Dans le domaine de la fiction littéraire, et plus largement de la représentation et des arts, on peut se demander si le modèle de la dissymétrie ne constituerait pas une heuristique féconde : n’y aurait-il pas un genre littéraire possible, consistant dans l’exploration des symétries et dissymétries d’une même histoire pouvant donner lieu à différentes versions ? N’y aurait-il pas des récits chiraux, en quelque sorte ? Par exemple, très récemment, on a vu paraître en français le roman de Kamel Daoud : Meursault, contre-enquête (Daoud, 2014), qui constitue une sorte de double inverse de l’Étranger de Camus. Seraient ainsi interrogées par cette démarche les limites de la fiction. En effet, on peut prendre pour critère d’une fiction qu’elle impose a priori le point de vue du récit comme seul et unique point de vue sur l’objet de la narration. L’exploration des dissymétries apparaît alors comme la mise en question de ce postulat ou l’explicitation de ses conditions de possibilité. Ne peut-on pas jouer avec les invariants d’un récit pour en construire d’autres ?

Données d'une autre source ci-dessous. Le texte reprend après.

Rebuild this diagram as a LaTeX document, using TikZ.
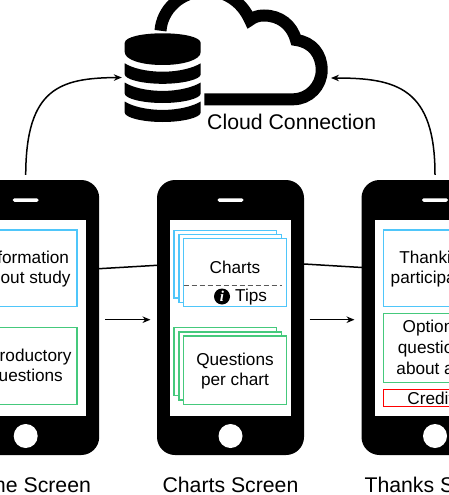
\documentclass[tikz,border=0pt]{standalone}
\usepackage{fontspec}
\setmainfont{Liberation Sans}
\newfontfamily\serifbi[BoldItalicFont={Liberation Serif Bold Italic}]{Liberation Serif}
\usetikzlibrary{arrows.meta}
\definecolor{cblue}{HTML}{4FC6FA}
\definecolor{cgreen}{HTML}{45C97C}
\tikzset{
  phone/.style={draw=none,fill=black,rounded corners=18pt,minimum width=147pt,minimum height=275pt,inner sep=0pt},
  screen/.style={draw=none,fill=white,minimum width=121pt,minimum height=196pt,inner sep=0pt},
  speaker/.style={draw=none,fill=white,rounded corners=1.7pt,minimum width=26pt,minimum height=3.5pt,inner sep=0pt},
  homebtn/.style={circle,draw=none,fill=white,minimum size=24pt,inner sep=0pt},
  bx/.style={draw=#1,fill=white,line width=1.4pt,inner sep=0pt},
  lbl/.style={inner sep=0pt,align=center,font=\fontsize{17.2}{20.7}\selectfont},
  capt/.style={inner sep=0pt,font=\fontsize{21.25}{25}\selectfont},
  conn/.style={line width=1.5pt,black},
  arr/.style={conn,-{Stealth[length=8pt,width=6.5pt]}}
}
\begin{document}
\begin{tikzpicture}[x=1pt,y=-1pt]
\useasboundingbox (0,0) rectangle (449,495);
\clip (0,0) rectangle (449,495);
% connectors behind phones
\coordinate (ca) at (99,268.7);
\coordinate (cb) at (157,265.3);
\coordinate (cc) at (304,264);
\coordinate (cd) at (362,267.5);
\draw[conn] (ca) -- (cb);
\draw[conn] (cc) -- (cd);
% phones
\foreach \n/\x in {A/25.7,B/230.5,C/435}{
  \node[phone] (phone\n) at (\x,317.5) {};
  \node[screen] (screen\n) at (\x,318) {};
  \node[speaker] (speaker\n) at (\x,200) {};
  \node[homebtn] (home\n) at (\x,436) {};
}
% left phone
\node[bx=cblue,minimum width=102pt,minimum height=76.7pt] (infobox) at (26,268.3) {};
\node[lbl] (infotxt) at (26,269) {Information\\about study};
\node[bx=cgreen,minimum width=102pt,minimum height=76.7pt] (introbox) at (26,366) {};
\node[lbl] (introtxt) at (26,367) {Introductory\\questions};
% centre stacks
\node[bx=cblue,minimum width=102.7pt,minimum height=67.7pt] (b1) at (225.35,264.15) {};
\node[bx=cblue,minimum width=102.7pt,minimum height=68.4pt] (b2) at (230.35,268.5) {};
\node[bx=cblue,minimum width=102.6pt,minimum height=68.4pt] (b3) at (235,272.5) {};
\coordinate (dl) at (183.7,285.3);
\coordinate (dr) at (282,285.3);
\draw[line width=.7pt,black!65,dash pattern=on 5pt off 3pt] (dl) -- (dr);
\node[lbl] (charts) at (235,267.5) {Charts};
\node[circle,fill=black,minimum size=16pt,inner sep=0pt,text=white,font=\serifbi\bfseries\itshape\fontsize{15}{15}\selectfont] (info) at (222,296.5) {i};
\node[lbl,anchor=west] (tips) at (235,297) {Tips};
\node[bx=cgreen,minimum width=102.7pt,minimum height=68pt] (g1) at (225.35,361.7) {};
\node[bx=cgreen,minimum width=102.7pt,minimum height=68pt] (g2) at (230.35,366) {};
\node[bx=cgreen,minimum width=102.6pt,minimum height=68.3pt] (g3) at (235,370.15) {};
\node[lbl] (qtxt) at (235,371) {Questions\\per chart};
% right phone
\node[bx=cblue,minimum width=102.7pt,minimum height=76.7pt] (thanks) at (434.7,268.3) {};
\node[lbl] (thankstxt) at (434.7,269) {Thanking\\participants};
\node[bx=cgreen,minimum width=102.7pt,minimum height=69pt] (opt) at (434.7,347.8) {};
\node[lbl] (opttxt) at (434.7,349) {Optional\\questions\\about app};
\node[bx=red,minimum width=102.7pt,minimum height=17.4pt] (credits) at (434.7,398) {};
\node[lbl] (credtxt) at (434.7,398) {Credits};
% arrows between phones
\coordinate (a1) at (105,319.7);
\coordinate (a2) at (150.5,319.7);
\coordinate (a3) at (309.5,319.7);
\coordinate (a4) at (354.5,319.7);
\draw[arr] (a1) -- (a2);
\draw[arr] (a3) -- (a4);
% captions
\node[capt] (capA) at (26,485) {Home Screen};
\node[capt] (capB) at (230.5,485) {Charts Screen};
\node[capt] (capC) at (436,485) {Thanks Screen};
% cloud
\draw[line width=12pt,line join=miter,miter limit=3]
 (204.3,99.3) -- (293,99.3) .. controls (309,99.3) and (321.7,86) .. (321.7,70)
 .. controls (321.7,54) and (312,42) .. (296,40)
 .. controls (292,25) and (280,15.5) .. (264,15.5)
 .. controls (258,15.5) and (254,17) .. (250,20)
 .. controls (242,2) and (226,-9) .. (207,-9)
 .. controls (180,-9) and (162,10) .. (160.5,30.7);
\node[capt,anchor=west] (cloudtxt) at (207,122) {Cloud Connection};
% database
\fill (124.7,43) .. controls (124.7,37) and (142,33.3) .. (162.7,33.3) .. controls (183,33.3) and (200.7,37) .. (200.7,43)
  -- (200.7,52) .. controls (200.7,60) and (183,65) .. (162.7,65) .. controls (142,65) and (124.7,60) .. (124.7,52) -- cycle;
\foreach \tp in {63.3,82.5,101.5}{
\fill (124.7,\tp) .. controls (132,\tp+4.7) and (146,\tp+8.4) .. (162.7,\tp+8.4) .. controls (179,\tp+8.4) and (193,\tp+4.7) .. (200.7,\tp)
  -- (200.7,\tp+11) .. controls (200.7,\tp+16) and (183,\tp+20.5) .. (162.7,\tp+20.5) .. controls (142,\tp+20.5) and (124.7,\tp+16) .. (124.7,\tp+11) -- cycle;
}
\node[inner sep=0pt,minimum width=82pt,minimum height=88pt] (db) at (163,77.5) {};
\coordinate (cloudpt) at (331,78);
\draw[arr,shorten <=5pt] (phoneA.north) .. controls (26,88) and (60,78) .. (db.west);
\draw[arr,shorten <=5pt] (phoneC.north) .. controls (435,88) and (397,78) .. (cloudpt);
\end{tikzpicture}
\end{document}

On le voit, le caractère transversal de la dissymétrie pourrait donner lieu à des contributions portant tout autant sur les conditions d’une importation de ce terme dans un champ où il n’est pas familier, que sur les possibilités d’articulation entre les disciplines, permettant d’interroger à partir de cette notion précise les conditions d’une interdisciplinarité rigoureuse.